TEL AVIV – A large-scale hacking attack targeting more than a million Israeli web pages was largely foiled over the weekend, with the exception of the defacement of dozens of web pages with the words “Jerusalem is the capital of Palestine.”

The unknown hackers found a breach in Hebrew website Nagich, which provides services for people with disabilities to major websites. Several sites, including Israeli news sites Makor Rishon and Calcalist, as well as McDonald’s, were down for at least an hour. Hackers tried to get visitors to download malicious software to their computers.

The incident highlighted a failure in the online security of Israeli companies.

The hacking attack had the potential to bring parts of the Israeli economy to a halt, activist hacker Yuval Adam said in remarks to The Times of Israel.

Adam was at home when his partner told him that the “Jerusalem is the capital of Palestine” slogan had appeared across her screen when she tried logging on to the Ynet news site.

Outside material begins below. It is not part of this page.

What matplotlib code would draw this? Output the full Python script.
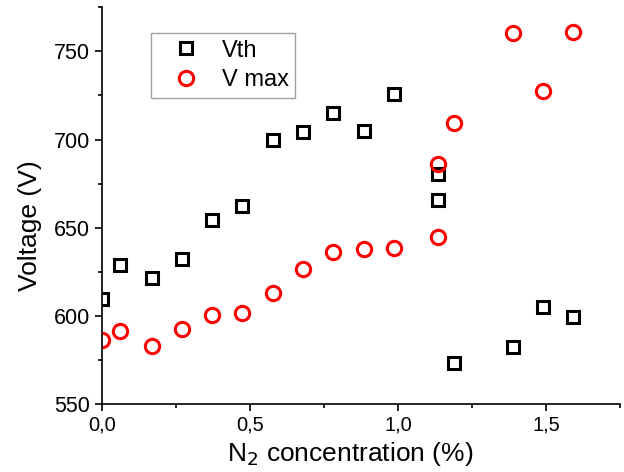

Adam informed the cyber department in the Prime Minister’s Office.

Ran Bar-Zik, senior software developer at Verizon Media, who worked with Adam on thwarting the attack, said that the hackers’ goal was to block access to unprotected files and pages unless a ransom was paid to free up computers.

“This was waiting to happen,” Adam said.

Bar-Zik said Nagich displayed “incredible negligence, about which warnings have been sounded in the recent past.”

“The State of Israel, the cyber nation, got off very easy,” Bar-Zik wrote on his blog.

“The hackers could have caused billions of [shekels of] damage instead of vandalism. The defacing, thanks to our alertness and that of the cyber directorate (and probably to other researchers who reported it), also lasted just a limited time.”